Surprising new allegations came out Friday in the case against Drew Peterson. During a bond reduction hearing, the state's attorney said he believes the former police officer tried to hire someone for $25,000 to kill his third wife in 2003.
Kathleen Savio's body was found in a bathtub in 2004, with a gash on the back of her head. Her death was initially ruled an accidental drowning, but the case was reopened after Peterson's fourth wife, Stacy, disappeared in 2007. A second autopsy on Savio's body ruled it a homicide. Peterson is now charged with the murder.
Prosecutors also said that three weeks before Savio's death, Drew told another Bolingbrook cop he would be better off if she were dead, because he'd be ruined by their divorce.
Peterson's attorney, Joel Brodsky, denied the hit man allegation and that Drew talked to another cop about killing Savio.
"Amazing how people are suddenly starting to remember these things in the last six weeks," Brodsky said. "Obviously, someone came forward and we're going to find out who it is ... but in these high-profile cases, they often bring people out of the woodwork making allegations"
Savio's family — who long said they believed Peterson killed her — was shocked at the attempted hit allegations.
"Finally someone's listening to us," said Sue Doman, Savio's sister. "This is a victory for our sister, Kathleen."
Shackled as usual, Peterson appeared in court Friday as his attorneys asked a judge to reduce his $20 million bond. James Glasgow, the Will County state's attorney, said if Drew posted bail, it "would come from blood money from Kathleen Savio."
Circuit Judge Carla J. Alessio Policandriotes denied the motion, meaning Drew would still have to post $2 million -- 10 percent of the full bond -- to be freed pending trial.

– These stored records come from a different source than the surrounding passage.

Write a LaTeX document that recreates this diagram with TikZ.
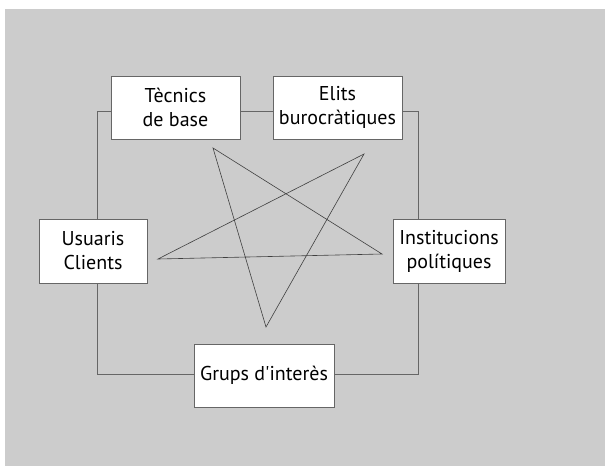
\documentclass[tikz,border=0pt]{standalone}
\usepackage{fontspec}
\setmainfont{PT Sans}
\definecolor{bggray}{HTML}{CCCCCC}
\definecolor{linegray}{HTML}{666666}

\begin{document}
\begin{tikzpicture}[x=1pt,y=-1pt]
                \useasboundingbox (0,0) rectangle (605,466);
                \fill[bggray] (5,9) rectangle (605,466);
                \begin{scope}[every node/.style={draw=linegray, fill=white, align=center, inner sep=1, minimum height=63pt, font=\fontsize{20}{24}\selectfont}]
                        \node[minimum width=129pt] (tec) at (175.5,107.5) {Tècnics\\de base};
                        \node[minimum width=129pt] (eli) at (337.5,107.5) {Elits\\burocràtiques};
                        \node[minimum width=108pt, minimum height=64pt] (usu) at (93,251) {Usuaris\\Clients};
                        \node[minimum width=112pt, minimum height=64pt] (ins) at (449,251) {Institucions\\polítiques};
                        \node[minimum width=140pt] (gru) at (264,375.5) {Grups d\textquotesingle interès};
                \end{scope}
                \coordinate (tl) at (97,111);
                \coordinate (tr) at (418,111);
                \coordinate (bl) at (97,374);
                \coordinate (br) at (418,374);
                \begin{scope}[every path/.style={draw=linegray, semithick}]
                        \path (tec.west |- tl) -- (tl) -- (tl |- usu.north);
                        \path (tec.east |- tl) -- (eli.west |- tl);
                        \path (eli.east |- tr) -- (tr) -- (tr |- ins.north);
                        \path (tl |- usu.south) -- (bl) -- (bl -| gru.west);
                        \path (tr |- ins.south) -- (br) -- (br -| gru.east);
                \end{scope}
                % star
                \coordinate (s1) at (213,148);
                \coordinate (s2) at (364,154);
                \coordinate (s3) at (158,259);
                \coordinate (s4) at (382,254);
                \coordinate (s5) at (266,327);
                \draw[black!75, semithick] (s1) -- (s4) -- (s3) -- (s2) -- (s5) -- cycle;
        \end{tikzpicture}
\end{document}
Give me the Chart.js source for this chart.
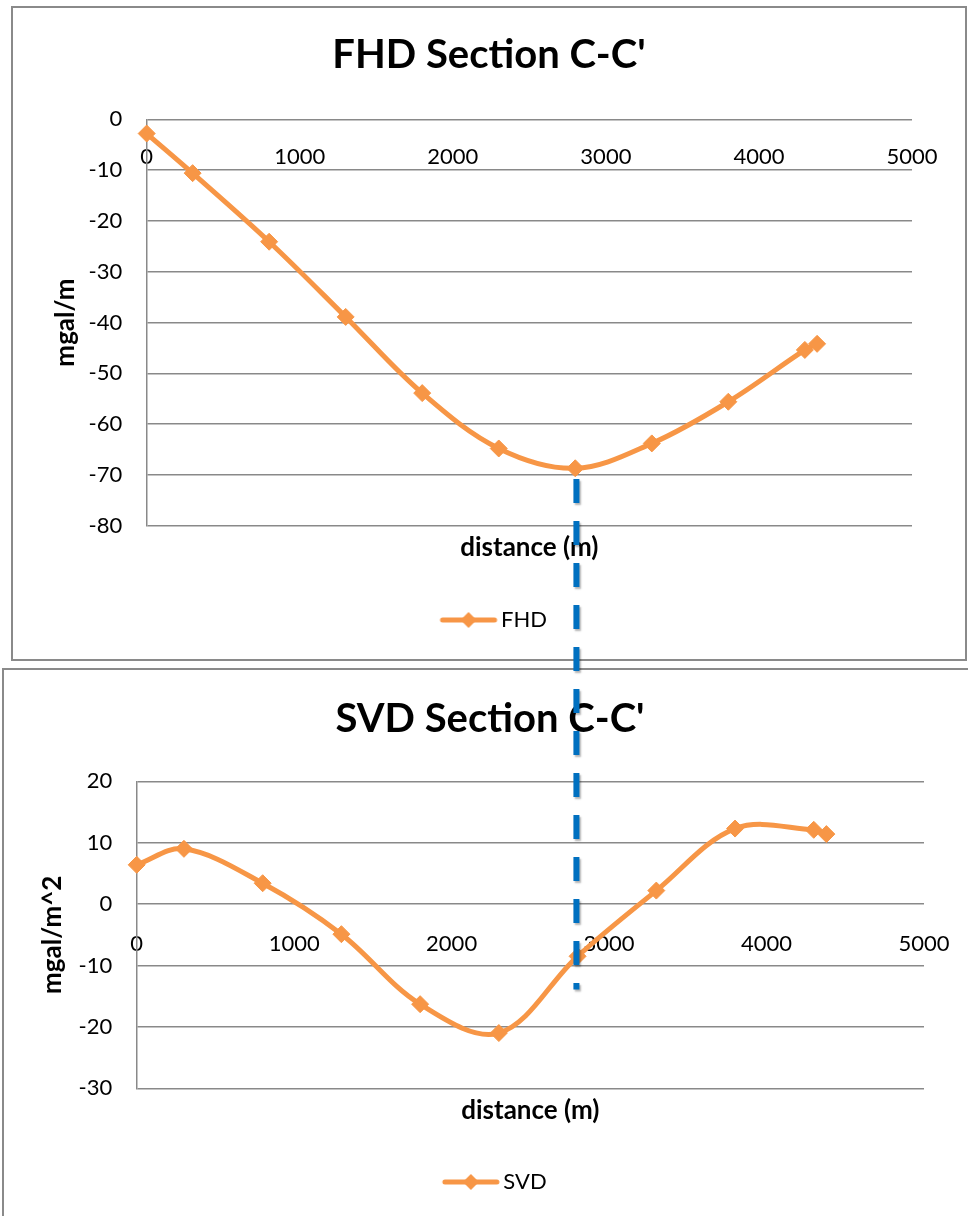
<!DOCTYPE html>
<html>
<head>
<meta charset="utf-8">
<script src="https://cdn.jsdelivr.net/npm/chart.js@4.4.1/dist/chart.umd.min.js"></script>
<style>
html,body{margin:0;padding:0;background:#fff;overflow:hidden;width:968px;height:1216px;}
.box{position:absolute;border:2px solid #8a8a8a;background:#fff;}
#boxTop{left:11px;top:6px;}
#boxBottom{left:2px;top:668px;}
canvas{display:block;}
#overlay{position:absolute;left:0;top:0;pointer-events:none;}
</style>
</head>
<body>
<div class="box" id="boxTop"><canvas id="cTop" width="952" height="651"></canvas></div>
<div class="box" id="boxBottom"><canvas id="cBottom" width="972" height="556"></canvas></div>
<canvas id="overlay" width="968" height="1216"></canvas>
<script>
// ---- data ----
const distance = [0, 300, 800, 1300, 1800, 2300, 2800, 3300, 3800, 4300, 4380];
const fhdValues = [-2.8, -10.6, -24.1, -38.9, -53.9, -64.8, -68.7, -63.8, -55.6, -45.4, -44.2];
const svdValues = [6.4, 9.0, 3.4, -4.9, -16.3, -21.0, -8.5, 2.2, 12.3, 12.1, 11.4];
const xTickValues = [0, 1000, 2000, 3000, 4000, 5000];
const fhdTickValues = [0, -10, -20, -30, -40, -50, -60, -70, -80];
const svdTickValues = [20, 10, 0, -10, -20, -30];
const markerX = 2800;        // dashed marker position (distance)
const markerTopY = -70.8;    // start, in FHD units
const markerBottomY = -13.9; // end, in SVD units

const ORANGE = '#F79646';
const GRID = '#898989';
const FONT = 'Lato';

function legendIcon() {
  // icon drawn offset to the right inside a wider transparent image
  const c = document.createElement('canvas');
  c.width = 76; c.height = 20;
  const g = c.getContext('2d');
  g.strokeStyle = ORANGE; g.lineWidth = 5; g.lineCap = 'round';
  g.beginPath(); g.moveTo(20, 10); g.lineTo(72, 10); g.stroke();
  g.fillStyle = ORANGE;
  g.beginPath(); g.moveTo(38, 10); g.lineTo(46, 2); g.lineTo(54, 10); g.lineTo(46, 18); g.closePath(); g.fill();
  return c;
}

function ticksFrom(arr) {
  return s => { s.ticks = arr.map(v => ({ value: v })); };
}

function buildChart(canvas, o) {
  const icon = legendIcon();
  const yMin = Math.min(...o.yTicks), yMax = Math.max(...o.yTicks);
  return new Chart(canvas, {
    type: 'line',
    data: {
      datasets: [{
        label: o.label,
        data: distance.map((x, i) => ({ x: x, y: o.values[i] })),
        xAxisID: 'x', yAxisID: 'y',
        borderColor: ORANGE, backgroundColor: ORANGE,
        borderWidth: 5, borderJoinStyle: 'round', borderCapStyle: 'round',
        pointStyle: 'rectRot', pointRadius: 8.5, pointBorderWidth: 1,
        pointBackgroundColor: ORANGE, pointBorderColor: ORANGE,
        tension: 0.35, clip: false, fill: false
      }]
    },
    options: {
      responsive: false, animation: false, events: [],
      layout: { padding: { left: 0, right: 0, top: 0, bottom: o.padBottom } },
      plugins: {
        title: {
          display: true, text: o.title, color: '#000',
          font: { family: FONT, size: 40, weight: 'bold' },
          padding: { top: o.titleTop, bottom: o.titleBottom }
        },
        legend: {
          display: true, position: 'bottom',
          labels: {
            usePointStyle: true, pointStyle: icon, pointStyleWidth: 59,
            padding: 10, color: '#000', font: { family: FONT, size: 22 }
          }
        },
        tooltip: { enabled: false }
      },
      scales: {
        x: {
          type: 'linear', position: { y: 0 },
          min: xTickValues[0], max: xTickValues[xTickValues.length - 1],
          afterBuildTicks: ticksFrom(xTickValues),
          afterFit: s => { s.height = 0; },
          grid: { display: false }, border: { display: false },
          ticks: {
            padding: o.xTickPad, color: '#000', font: { family: FONT, size: 22 },
            callback: v => String(v), maxRotation: 0, autoSkip: false
          }
        },
        xt: {
          type: 'linear', position: 'bottom', min: 0, max: 1,
          grid: { display: false }, border: { display: false }, ticks: { display: false },
          title: {
            display: true, text: 'distance (m)', color: '#000',
            font: { family: FONT, size: 26, weight: 'bold' },
            padding: { top: 0, bottom: o.xTitlePad }
          },
          afterFit: s => { s.height = o.xtHeight; }
        },
        y: {
          type: 'linear', position: 'left', min: yMin, max: yMax,
          afterBuildTicks: ticksFrom(o.yTicks),
          afterFit: s => { s.width = o.yWidth; },
          grid: { color: GRID, lineWidth: 1.5, drawTicks: false },
          border: { display: true, color: GRID, width: 1.5 },
          ticks: {
            padding: 24.5, color: '#000', font: { family: FONT, size: 22 },
            callback: v => String(v), autoSkip: false
          },
          title: {
            display: true, text: o.yTitle, color: '#000',
            font: { family: FONT, size: 26, weight: 'bold' },
            padding: { top: o.yTitlePad, bottom: 0 }
          }
        },
        yr: {
          type: 'linear', position: 'right', min: 0, max: 1,
          grid: { display: false }, border: { display: false }, ticks: { display: false },
          afterFit: s => { s.width = o.rightPad; }
        }
      }
    }
  });
}

function init() {
  const top = buildChart(document.getElementById('cTop'), {
    label: 'FHD', values: fhdValues, yTicks: fhdTickValues,
    title: "FHD Section C-C'", yTitle: 'mgal/m',
    padBottom: 18, titleTop: 23.5, titleBottom: 39.8,
    xTickPad: 16, xTitlePad: 35.4, xtHeight: 73.3,
    yWidth: 133.7, yTitlePad: 37.4, rightPad: 53
  });
  const bottom = buildChart(document.getElementById('cBottom'), {
    label: 'SVD', values: svdValues, yTicks: svdTickValues,
    title: "SVD Section C-C'", yTitle: 'mgal/m^2',
    padBottom: 23, titleTop: 25, titleBottom: 38.3,
    xTickPad: 19, xTitlePad: 34.4, xtHeight: 72.7,
    yWidth: 132.7, yTitlePad: 33.4, rightPad: 52
  });

  // dashed marker spanning both charts
  const ov = document.getElementById('overlay');
  const ctx = ov.getContext('2d');
  const r1 = top.canvas.getBoundingClientRect();
  const r2 = bottom.canvas.getBoundingClientRect();
  const x = ((r1.left + top.scales.x.getPixelForValue(markerX)) +
             (r2.left + bottom.scales.x.getPixelForValue(markerX))) / 2;
  const y1 = r1.top + top.scales.y.getPixelForValue(markerTopY);
  const y2 = r2.top + bottom.scales.y.getPixelForValue(markerBottomY);
  ctx.save();
  ctx.strokeStyle = '#0070C0';
  ctx.lineWidth = 6;
  ctx.setLineDash([24, 18]);
  ctx.shadowColor = 'rgba(0,0,0,0.3)';
  ctx.shadowOffsetX = 1.5; ctx.shadowOffsetY = 2; ctx.shadowBlur = 2;
  ctx.beginPath(); ctx.moveTo(x, y1); ctx.lineTo(x, y2); ctx.stroke();
  ctx.restore();
}

let started = false;
function start() { if (!started) { started = true; init(); } }
if (document.fonts && document.fonts.load) {
  Promise.all([
    document.fonts.load('bold 40px Lato'),
    document.fonts.load('22px Lato')
  ]).then(start, start);
  setTimeout(start, 1500);
} else {
  start();
}
</script>
</body>
</html>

Policandriotes took over the murder case Thursday, after prosecutors successfully removed the Will County presiding judge who they claimed was "prejudice against the state." On Friday, Glasgow said he was confident in his case.
"I believe the likelihood of a guilty verdict is strong," Glasgow said.
Peterson is also a suspect Stacy's disappearance.
He has long maintained his innocence in Savio's death, and said Stacy probably just ran off with another man.
Results of a Thursday autopsy on decayed partial human remains found along the Des Plaines River were inconclusive, but Stacy Peterson's family is hopeful they are hers. An expedited DNA analysis will likely take about two weeks.
Drew Peterson's lead attorney said he and his infamous client are confident the grisly discovery is insignificant to their case.
"I can just tell you we are not at all concerned," attorney Joel Brodsky said. "Not one bit."